(Plotting code records)
_ _ _ _

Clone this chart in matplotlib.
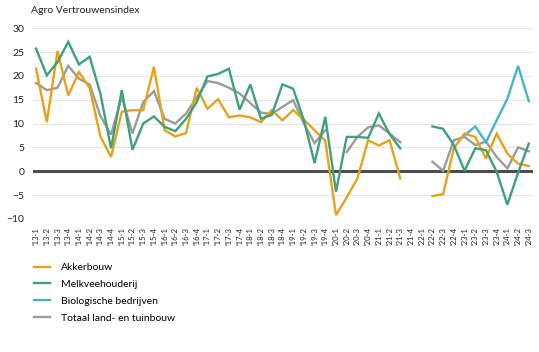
import numpy as np
import matplotlib
matplotlib.use("Agg")
import matplotlib.pyplot as plt

nan = np.nan

quarters = [f"'{y}-{q}" for y in range(13, 25) for q in range(1, 5)][:47]

akkerbouw = [21.5, 10.3, 25.2, 15.9, 20.8, 17.5, 7.3, 3.0, 12.5, 12.8,
             12.8, 21.9, 8.6, 7.3, 8.0, 17.5, 13.1, 15.1, 11.3, 11.7,
             11.3, 10.3, 12.8, 10.7, 12.8, 10.8, 8.6, 6.4, -9.2, -5.5,
             -1.5, 6.5, 5.4, 6.5, -1.5, nan, nan, -5.2, -4.8, 4.8,
             7.9, 7.2, 2.7, 7.9, 3.7, 1.6, 1.1]

melkvee = [25.7, 20.1, 22.9, 27.1, 22.4, 24.0, 16.3, 4.8, 17.0, 4.5,
           10.0, 11.5, 9.3, 8.4, 11.0, 14.5, 19.9, 20.4, 21.5, 12.9,
           18.2, 11.0, 11.8, 18.2, 17.3, 10.7, 1.7, 11.4, -4.3, 7.2,
           7.2, 7.0, 12.1, 7.8, 4.8, nan, nan, 9.4, 8.9, 5.5,
           0.1, 4.8, 4.4, -0.1, -7.0, -0.3, 5.8]

biologisch = [nan] * 40 + [7.5, 9.4, 6.1, 10.7, 15.2, 22.1, 14.7]

totaal = [18.5, 17.0, 17.5, 22.1, 19.4, 18.2, 11.6, 7.7, 15.6, 7.9,
          14.5, 16.8, 11.0, 10.0, 12.1, 15.5, 18.9, 18.5, 17.5, 16.3,
          14.3, 12.3, 12.0, 13.5, 14.9, 10.0, 5.9, 8.6, nan, 4.0,
          7.2, 9.2, 9.6, 7.9, 6.1, nan, nan, 2.0, 0.1, 6.5,
          7.2, 5.5, 6.2, 3.0, 0.6, 5.0, 4.2]

series = [
    ("Akkerbouw", akkerbouw, "#E8A21A"),
    ("Melkveehouderij", melkvee, "#3FA07E"),
    ("Biologische bedrijven", biologisch, "#47B3CF"),
    ("Totaal land- en tuinbouw", totaal, "#9B9B9B"),
]

plt.rcParams['font.family'] = ['Lato', 'DejaVu Sans']

fig = plt.figure(figsize=(5.39, 3.52), dpi=100)
ax = fig.add_axes([0.061, 0.378, 0.928, 0.542])

x = np.arange(len(quarters))
handles = []
for name, vals, col in [series[3], series[2], series[0], series[1]]:
    ax.plot(x, np.array(vals, dtype=float), color=col, lw=1.7, solid_joinstyle='miter', zorder=3)
for name, vals, col in series:
    h, = ax.plot([], [], color=col, lw=1.7, label=name)
    handles.append(h)

ax.set_xlim(-0.3, len(quarters) - 0.6)
ax.set_ylim(-10, 30)
ax.set_yticks([-10, -5, 0, 5, 10, 15, 20, 25, 30])
ax.yaxis.grid(True, color="#E6E6E6", lw=0.8)
ax.set_axisbelow(True)
ax.axhline(0, color="#4D4D4D", lw=2.2, zorder=2)
for s in ax.spines.values():
    s.set_visible(False)
ax.tick_params(axis='y', length=0, labelsize=7.5, pad=6, colors="#222222")
ax.set_xticks(x)
ax.set_xticklabels(quarters, rotation=90, fontsize=5.6, color="#222222")
ax.tick_params(axis='x', length=0, pad=6)

fig.text(0.057, 0.97, "Agro Vertrouwensindex", fontsize=7.5, color="#222222",
         ha='left', va='center')

fig.legend(handles=handles, loc='upper left', bbox_to_anchor=(0.055, 0.265),
           frameon=False, fontsize=7.5, handlelength=1.6, handletextpad=1.0,
           labelspacing=0.72, borderaxespad=0)

fig.savefig("out.png", dpi=100)
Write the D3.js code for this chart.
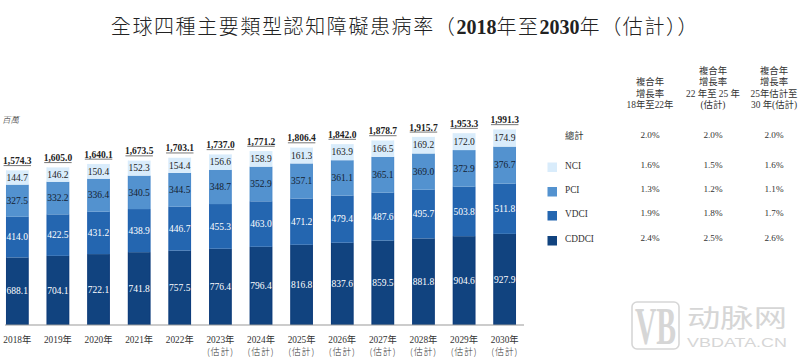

_ _ _ _

Given instruction – Output the material word for word, omitting its pictures.

Solution for this exercise –
Clone this chart in matplotlib.
import numpy as np
import matplotlib
matplotlib.use("Agg")
import matplotlib.pyplot as plt

nan = np.nan

quarters = [f"'{y}-{q}" for y in range(13, 25) for q in range(1, 5)][:47]

akkerbouw = [21.5, 10.3, 25.2, 15.9, 20.8, 17.5, 7.3, 3.0, 12.5, 12.8,
             12.8, 21.9, 8.6, 7.3, 8.0, 17.5, 13.1, 15.1, 11.3, 11.7,
             11.3, 10.3, 12.8, 10.7, 12.8, 10.8, 8.6, 6.4, -9.2, -5.5,
             -1.5, 6.5, 5.4, 6.5, -1.5, nan, nan, -5.2, -4.8, 4.8,
             7.9, 7.2, 2.7, 7.9, 3.7, 1.6, 1.1]

melkvee = [25.7, 20.1, 22.9, 27.1, 22.4, 24.0, 16.3, 4.8, 17.0, 4.5,
           10.0, 11.5, 9.3, 8.4, 11.0, 14.5, 19.9, 20.4, 21.5, 12.9,
           18.2, 11.0, 11.8, 18.2, 17.3, 10.7, 1.7, 11.4, -4.3, 7.2,
           7.2, 7.0, 12.1, 7.8, 4.8, nan, nan, 9.4, 8.9, 5.5,
           0.1, 4.8, 4.4, -0.1, -7.0, -0.3, 5.8]

biologisch = [nan] * 40 + [7.5, 9.4, 6.1, 10.7, 15.2, 22.1, 14.7]

totaal = [18.5, 17.0, 17.5, 22.1, 19.4, 18.2, 11.6, 7.7, 15.6, 7.9,
          14.5, 16.8, 11.0, 10.0, 12.1, 15.5, 18.9, 18.5, 17.5, 16.3,
          14.3, 12.3, 12.0, 13.5, 14.9, 10.0, 5.9, 8.6, nan, 4.0,
          7.2, 9.2, 9.6, 7.9, 6.1, nan, nan, 2.0, 0.1, 6.5,
          7.2, 5.5, 6.2, 3.0, 0.6, 5.0, 4.2]

series = [
    ("Akkerbouw", akkerbouw, "#E8A21A"),
    ("Melkveehouderij", melkvee, "#3FA07E"),
    ("Biologische bedrijven", biologisch, "#47B3CF"),
    ("Totaal land- en tuinbouw", totaal, "#9B9B9B"),
]

plt.rcParams['font.family'] = ['Lato', 'DejaVu Sans']

fig = plt.figure(figsize=(5.39, 3.52), dpi=100)
ax = fig.add_axes([0.061, 0.378, 0.928, 0.542])

x = np.arange(len(quarters))
handles = []
for name, vals, col in [series[3], series[2], series[0], series[1]]:
    ax.plot(x, np.array(vals, dtype=float), color=col, lw=1.7, solid_joinstyle='miter', zorder=3)
for name, vals, col in series:
    h, = ax.plot([], [], color=col, lw=1.7, label=name)
    handles.append(h)

ax.set_xlim(-0.3, len(quarters) - 0.6)
ax.set_ylim(-10, 30)
ax.set_yticks([-10, -5, 0, 5, 10, 15, 20, 25, 30])
ax.yaxis.grid(True, color="#E6E6E6", lw=0.8)
ax.set_axisbelow(True)
ax.axhline(0, color="#4D4D4D", lw=2.2, zorder=2)
for s in ax.spines.values():
    s.set_visible(False)
ax.tick_params(axis='y', length=0, labelsize=7.5, pad=6, colors="#222222")
ax.set_xticks(x)
ax.set_xticklabels(quarters, rotation=90, fontsize=5.6, color="#222222")
ax.tick_params(axis='x', length=0, pad=6)

fig.text(0.057, 0.97, "Agro Vertrouwensindex", fontsize=7.5, color="#222222",
         ha='left', va='center')

fig.legend(handles=handles, loc='upper left', bbox_to_anchor=(0.055, 0.265),
           frameon=False, fontsize=7.5, handlelength=1.6, handletextpad=1.0,
           labelspacing=0.72, borderaxespad=0)

fig.savefig("out.png", dpi=100)
Write the D3.js code for this chart.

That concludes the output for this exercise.